++++ Supplied information

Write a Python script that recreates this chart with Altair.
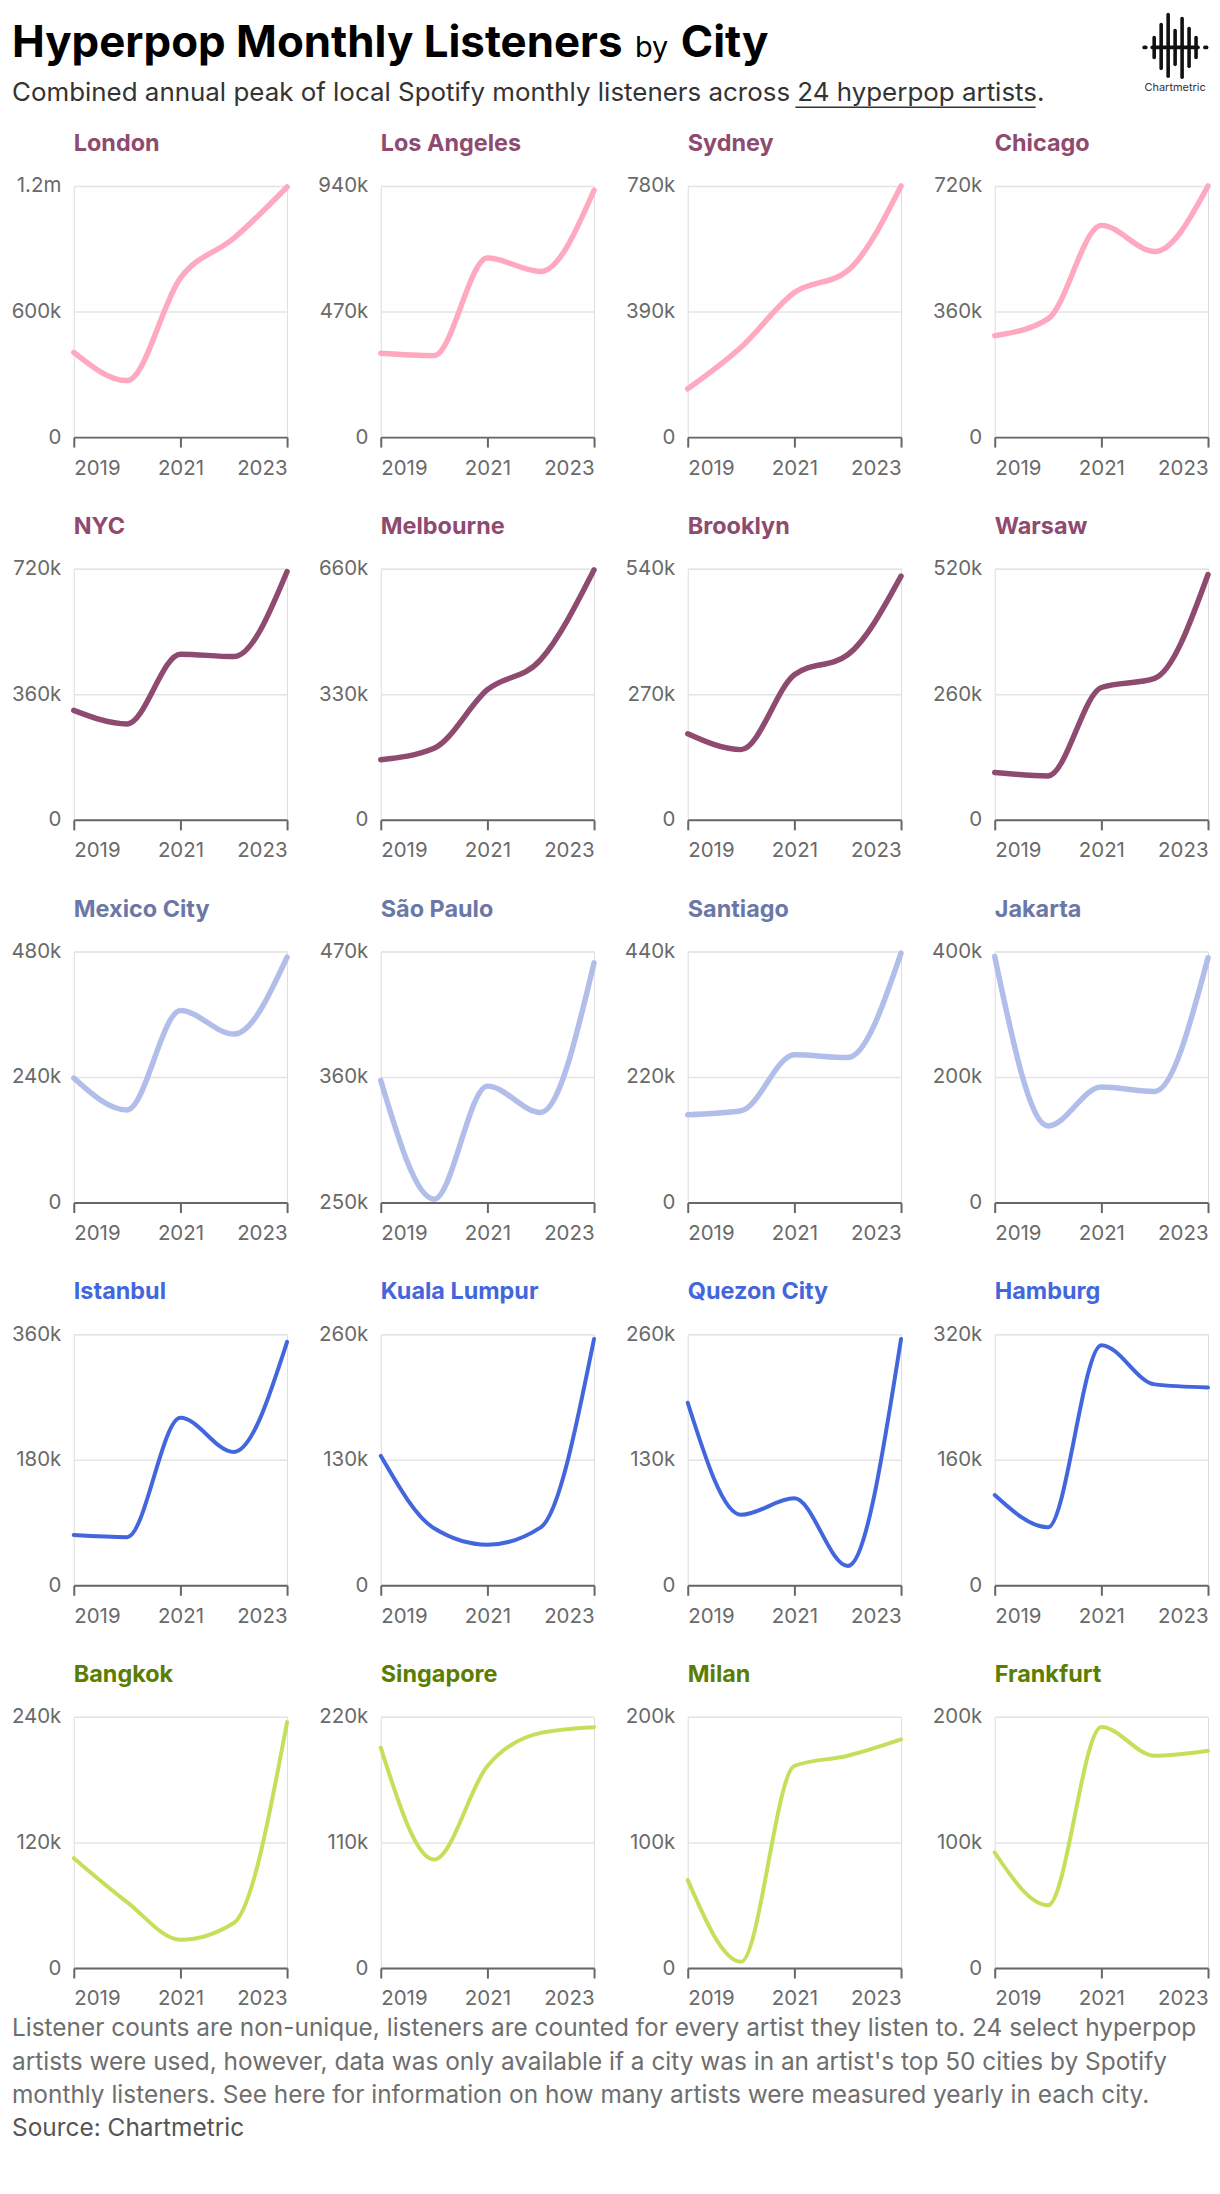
import altair as alt
import pandas as pd

# ---------------- data ----------------
years = [2019, 2020, 2021, 2022, 2023]
x_ticks = [2019, 2021, 2023]

cities = ["London", "Los Angeles", "Sydney", "Chicago",
          "NYC", "Melbourne", "Brooklyn", "Warsaw",
          "Mexico City", "São Paulo", "Santiago", "Jakarta",
          "Istanbul", "Kuala Lumpur", "Quezon City", "Hamburg",
          "Bangkok", "Singapore", "Milan", "Frankfurt"]

london = [405000, 270000, 760000, 950000, 1195000]
los_angeles = [314000, 305000, 670000, 620000, 924000]
sydney = [150000, 279000, 449000, 517000, 780000]
chicago = [291000, 339000, 607000, 532000, 720000]
nyc = [314000, 275000, 475000, 468000, 712000]
melbourne = [158000, 188000, 342000, 421000, 657000]
brooklyn = [185000, 151000, 312000, 355000, 524000]
warsaw = [98000, 91000, 274000, 293000, 508000]
mexico_city = [238000, 177000, 367000, 322000, 469000]
sao_paulo = [357000, 253000, 352000, 329000, 460000]
santiago = [154000, 161000, 259000, 254000, 437000]
jakarta = [392000, 122000, 184000, 177000, 390000]
istanbul = [72000, 69000, 240000, 191000, 349000]
kuala_lumpur = [134000, 59000, 42000, 60000, 255000]
quezon_city = [189000, 73000, 90000, 20000, 255000]
hamburg = [115000, 74000, 306000, 256000, 252000]
bangkok = [105000, 63000, 27000, 43000, 235000]
singapore = [193000, 95000, 177000, 206000, 211000]
milan = [70000, 5000, 161000, 169000, 182000]
frankfurt = [92000, 50000, 192000, 169000, 173000]

series = [london, los_angeles, sydney, chicago,
          nyc, melbourne, brooklyn, warsaw,
          mexico_city, sao_paulo, santiago, jakarta,
          istanbul, kuala_lumpur, quezon_city, hamburg,
          bangkok, singapore, milan, frankfurt]

y_min = [0, 0, 0, 0,
         0, 0, 0, 0,
         0, 250000, 0, 0,
         0, 0, 0, 0,
         0, 0, 0, 0]
y_max = [1200000, 940000, 780000, 720000,
         720000, 660000, 540000, 520000,
         480000, 470000, 440000, 400000,
         360000, 260000, 260000, 320000,
         240000, 220000, 200000, 200000]

title_colors = ["#8E4A6F", "#8E4A6F", "#6B78A7", "#4466DD", "#5B7D00"]
line_colors = ["#FFA9C1", "#8E4A6F", "#B2BEEA", "#4466DD", "#C4E05A"]
line_widths = [5.5, 5.5, 5.5, 4, 4]

title_text = "Hyperpop Monthly Listeners"
by_text = "by"
city_text = "City"
subtitle_text = "Combined annual peak of local Spotify monthly listeners across 24 hyperpop artists."
footer_lines = [
    "Listener counts are non-unique, listeners are counted for every artist they listen to. 24 select hyperpop",
    "artists were used, however, data was only available if a city was in an artist's top 50 cities by Spotify",
    "monthly listeners. See here for information on how many artists were measured yearly in each city.",
]
source_text = "Source: Chartmetric"

# ---------------- layout constants ----------------
W, H = 214, 252
FONT = "Inter"
LABEL_EXPR = ("datum.value >= 1000000 ? format(datum.value / 1000000, '.1~f') + 'm' : "
              "(datum.value == 0 ? '0' : format(datum.value / 1000, 'd') + 'k')")

one = pd.DataFrame({"a": [0]})


def deco_text(text, x, y, size, weight="normal", color="#000", align="left"):
    return alt.Chart(one).mark_text(
        text=text, font=FONT, fontSize=size, fontWeight=weight, color=color,
        align=align, baseline="alphabetic"
    ).encode(x=alt.value(x), y=alt.value(y))


def deco_rule(x, y, x2=None, y2=None, width=1.5, color="#000", cap="round"):
    enc = dict(x=alt.value(x), y=alt.value(y))
    if x2 is not None:
        enc["x2"] = alt.value(x2)
    if y2 is not None:
        enc["y2"] = alt.value(y2)
    return alt.Chart(one).mark_rule(strokeWidth=width, color=color, strokeCap=cap).encode(**enc)


# origin of the London plot area on the page is (72, 182)
OX, OY = 72, 182


def header_layers():
    layers = [
        deco_text(title_text, 10 - OX, 53 - OY, 44, "bold"),
        deco_text(by_text, 635 - OX, 53 - OY, 29, "normal"),
        deco_text(city_text, 681 - OX, 53 - OY, 44, "bold"),
        deco_text(subtitle_text, 10 - OX, 97 - OY, 26, "normal", "#333333"),
        deco_rule(796 - OX, 103 - OY, x2=1037 - OX, width=1.5, color="#333333", cap="butt"),
    ]
    # Chartmetric logo (waveform)
    bars = [(1156, 33, 53), (1163, 20, 64), (1170, 10, 72), (1177, 26, 60),
            (1184, 14, 73), (1191, 24, 62), (1198, 33, 53)]
    for bx, by1, by2 in bars:
        layers.append(deco_rule(bx - OX, by1 - OY, y2=by2 - OY, width=3.6, color="#111111"))
    layers.append(deco_rule(1154 - OX, 43 - OY, x2=1200 - OX, width=3.6, color="#111111"))
    layers.append(deco_rule(1146 - OX, 43 - OY, x2=1147.5 - OX, width=3.8, color="#111111"))
    layers.append(deco_rule(1207 - OX, 43 - OY, x2=1208.5 - OX, width=3.8, color="#111111"))
    layers.append(deco_text("Chartmetric", 1177 - OX, 87 - OY, 11, "normal", "#333333", "center"))
    return layers


def footer_layers():
    layers = []
    baselines = [2038, 2072, 2105]
    for t, b in zip(footer_lines, baselines):
        layers.append(deco_text(t, 10 - OX, b - OY, 24.5, "normal", "#6E6E6E"))
    layers.append(deco_text(source_text, 10 - OX, 2139 - OY, 24.5, "normal", "#555555"))
    return layers


def panel(i):
    row = i // 4
    lo, hi = y_min[i], y_max[i]
    mid = (lo + hi) / 2
    df = pd.DataFrame({"year": years, "listeners": series[i]})
    line = alt.Chart(df).mark_line(
        interpolate="monotone", strokeWidth=line_widths[row],
        strokeCap="round", strokeJoin="round", color=line_colors[row]
    ).encode(
        x=alt.X("year:Q",
                scale=alt.Scale(domain=[2019, 2023], nice=False, zero=False),
                axis=alt.Axis(values=x_ticks, format="d", title=None, labelFlush=True,
                              grid=False, domainColor="#666666", domainWidth=2,
                              tickColor="#666666", tickWidth=2, tickSize=10,
                              labelColor="#6A6A6A", labelFont=FONT, labelFontSize=20.5,
                              labelPadding=11)),
        y=alt.Y("listeners:Q",
                scale=alt.Scale(domain=[lo, hi], nice=False, zero=False),
                axis=alt.Axis(values=[lo, mid, hi], labelExpr=LABEL_EXPR, title=None,
                              domain=False, ticks=False, grid=True,
                              gridColor="#E4E4E4", gridWidth=1.5,
                              labelColor="#6A6A6A", labelFont=FONT, labelFontSize=20.5,
                              labelPadding=13)),
    )
    name = alt.Chart(pd.DataFrame({"name": [cities[i]]})).mark_text(
        font=FONT, fontSize=23.5, fontWeight="bold", color=title_colors[row],
        align="left", baseline="alphabetic"
    ).encode(text="name:N", x=alt.value(0), y=alt.value(-35))
    layers = [line, name]
    if i == 0:
        layers += header_layers() + footer_layers()
    return alt.layer(*layers).properties(width=W, height=H)


panels = [panel(i) for i in range(len(cities))]

chart = alt.concat(
    *panels, columns=4, spacing={"row": 132, "column": 94}, bounds="flush"
).properties(
    padding={"left": 2, "top": 0, "right": 0, "bottom": 0}
).configure_view(stroke=None).configure(background="white")

chart.save("out.html", embed_options={"renderer": "svg", "actions": False})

++++++++

▸ Exercise brief
Repeat verbatim all the material, but not the pictures.

▸ Exercise response
Write a Python script that recreates this chart with Altair.
import altair as alt
import pandas as pd

# ---------------- data ----------------
years = [2019, 2020, 2021, 2022, 2023]
x_ticks = [2019, 2021, 2023]

cities = ["London", "Los Angeles", "Sydney", "Chicago",
          "NYC", "Melbourne", "Brooklyn", "Warsaw",
          "Mexico City", "São Paulo", "Santiago", "Jakarta",
          "Istanbul", "Kuala Lumpur", "Quezon City", "Hamburg",
          "Bangkok", "Singapore", "Milan", "Frankfurt"]

london = [405000, 270000, 760000, 950000, 1195000]
los_angeles = [314000, 305000, 670000, 620000, 924000]
sydney = [150000, 279000, 449000, 517000, 780000]
chicago = [291000, 339000, 607000, 532000, 720000]
nyc = [314000, 275000, 475000, 468000, 712000]
melbourne = [158000, 188000, 342000, 421000, 657000]
brooklyn = [185000, 151000, 312000, 355000, 524000]
warsaw = [98000, 91000, 274000, 293000, 508000]
mexico_city = [238000, 177000, 367000, 322000, 469000]
sao_paulo = [357000, 253000, 352000, 329000, 460000]
santiago = [154000, 161000, 259000, 254000, 437000]
jakarta = [392000, 122000, 184000, 177000, 390000]
istanbul = [72000, 69000, 240000, 191000, 349000]
kuala_lumpur = [134000, 59000, 42000, 60000, 255000]
quezon_city = [189000, 73000, 90000, 20000, 255000]
hamburg = [115000, 74000, 306000, 256000, 252000]
bangkok = [105000, 63000, 27000, 43000, 235000]
singapore = [193000, 95000, 177000, 206000, 211000]
milan = [70000, 5000, 161000, 169000, 182000]
frankfurt = [92000, 50000, 192000, 169000, 173000]

series = [london, los_angeles, sydney, chicago,
          nyc, melbourne, brooklyn, warsaw,
          mexico_city, sao_paulo, santiago, jakarta,
          istanbul, kuala_lumpur, quezon_city, hamburg,
          bangkok, singapore, milan, frankfurt]

y_min = [0, 0, 0, 0,
         0, 0, 0, 0,
         0, 250000, 0, 0,
         0, 0, 0, 0,
         0, 0, 0, 0]
y_max = [1200000, 940000, 780000, 720000,
         720000, 660000, 540000, 520000,
         480000, 470000, 440000, 400000,
         360000, 260000, 260000, 320000,
         240000, 220000, 200000, 200000]

title_colors = ["#8E4A6F", "#8E4A6F", "#6B78A7", "#4466DD", "#5B7D00"]
line_colors = ["#FFA9C1", "#8E4A6F", "#B2BEEA", "#4466DD", "#C4E05A"]
line_widths = [5.5, 5.5, 5.5, 4, 4]

title_text = "Hyperpop Monthly Listeners"
by_text = "by"
city_text = "City"
subtitle_text = "Combined annual peak of local Spotify monthly listeners across 24 hyperpop artists."
footer_lines = [
    "Listener counts are non-unique, listeners are counted for every artist they listen to. 24 select hyperpop",
    "artists were used, however, data was only available if a city was in an artist's top 50 cities by Spotify",
    "monthly listeners. See here for information on how many artists were measured yearly in each city.",
]
source_text = "Source: Chartmetric"

# ---------------- layout constants ----------------
W, H = 214, 252
FONT = "Inter"
LABEL_EXPR = ("datum.value >= 1000000 ? format(datum.value / 1000000, '.1~f') + 'm' : "
              "(datum.value == 0 ? '0' : format(datum.value / 1000, 'd') + 'k')")

one = pd.DataFrame({"a": [0]})


def deco_text(text, x, y, size, weight="normal", color="#000", align="left"):
    return alt.Chart(one).mark_text(
        text=text, font=FONT, fontSize=size, fontWeight=weight, color=color,
        align=align, baseline="alphabetic"
    ).encode(x=alt.value(x), y=alt.value(y))


def deco_rule(x, y, x2=None, y2=None, width=1.5, color="#000", cap="round"):
    enc = dict(x=alt.value(x), y=alt.value(y))
    if x2 is not None:
        enc["x2"] = alt.value(x2)
    if y2 is not None:
        enc["y2"] = alt.value(y2)
    return alt.Chart(one).mark_rule(strokeWidth=width, color=color, strokeCap=cap).encode(**enc)


# origin of the London plot area on the page is (72, 182)
OX, OY = 72, 182


def header_layers():
    layers = [
        deco_text(title_text, 10 - OX, 53 - OY, 44, "bold"),
        deco_text(by_text, 635 - OX, 53 - OY, 29, "normal"),
        deco_text(city_text, 681 - OX, 53 - OY, 44, "bold"),
        deco_text(subtitle_text, 10 - OX, 97 - OY, 26, "normal", "#333333"),
        deco_rule(796 - OX, 103 - OY, x2=1037 - OX, width=1.5, color="#333333", cap="butt"),
    ]
    # Chartmetric logo (waveform)
    bars = [(1156, 33, 53), (1163, 20, 64), (1170, 10, 72), (1177, 26, 60),
            (1184, 14, 73), (1191, 24, 62), (1198, 33, 53)]
    for bx, by1, by2 in bars:
        layers.append(deco_rule(bx - OX, by1 - OY, y2=by2 - OY, width=3.6, color="#111111"))
    layers.append(deco_rule(1154 - OX, 43 - OY, x2=1200 - OX, width=3.6, color="#111111"))
    layers.append(deco_rule(1146 - OX, 43 - OY, x2=1147.5 - OX, width=3.8, color="#111111"))
    layers.append(deco_rule(1207 - OX, 43 - OY, x2=1208.5 - OX, width=3.8, color="#111111"))
    layers.append(deco_text("Chartmetric", 1177 - OX, 87 - OY, 11, "normal", "#333333", "center"))
    return layers


def footer_layers():
    layers = []
    baselines = [2038, 2072, 2105]
    for t, b in zip(footer_lines, baselines):
        layers.append(deco_text(t, 10 - OX, b - OY, 24.5, "normal", "#6E6E6E"))
    layers.append(deco_text(source_text, 10 - OX, 2139 - OY, 24.5, "normal", "#555555"))
    return layers


def panel(i):
    row = i // 4
    lo, hi = y_min[i], y_max[i]
    mid = (lo + hi) / 2
    df = pd.DataFrame({"year": years, "listeners": series[i]})
    line = alt.Chart(df).mark_line(
        interpolate="monotone", strokeWidth=line_widths[row],
        strokeCap="round", strokeJoin="round", color=line_colors[row]
    ).encode(
        x=alt.X("year:Q",
                scale=alt.Scale(domain=[2019, 2023], nice=False, zero=False),
                axis=alt.Axis(values=x_ticks, format="d", title=None, labelFlush=True,
                              grid=False, domainColor="#666666", domainWidth=2,
                              tickColor="#666666", tickWidth=2, tickSize=10,
                              labelColor="#6A6A6A", labelFont=FONT, labelFontSize=20.5,
                              labelPadding=11)),
        y=alt.Y("listeners:Q",
                scale=alt.Scale(domain=[lo, hi], nice=False, zero=False),
                axis=alt.Axis(values=[lo, mid, hi], labelExpr=LABEL_EXPR, title=None,
                              domain=False, ticks=False, grid=True,
                              gridColor="#E4E4E4", gridWidth=1.5,
                              labelColor="#6A6A6A", labelFont=FONT, labelFontSize=20.5,
                              labelPadding=13)),
    )
    name = alt.Chart(pd.DataFrame({"name": [cities[i]]})).mark_text(
        font=FONT, fontSize=23.5, fontWeight="bold", color=title_colors[row],
        align="left", baseline="alphabetic"
    ).encode(text="name:N", x=alt.value(0), y=alt.value(-35))
    layers = [line, name]
    if i == 0:
        layers += header_layers() + footer_layers()
    return alt.layer(*layers).properties(width=W, height=H)


panels = [panel(i) for i in range(len(cities))]

chart = alt.concat(
    *panels, columns=4, spacing={"row": 132, "column": 94}, bounds="flush"
).properties(
    padding={"left": 2, "top": 0, "right": 0, "bottom": 0}
).configure_view(stroke=None).configure(background="white")

chart.save("out.html", embed_options={"renderer": "svg", "actions": False})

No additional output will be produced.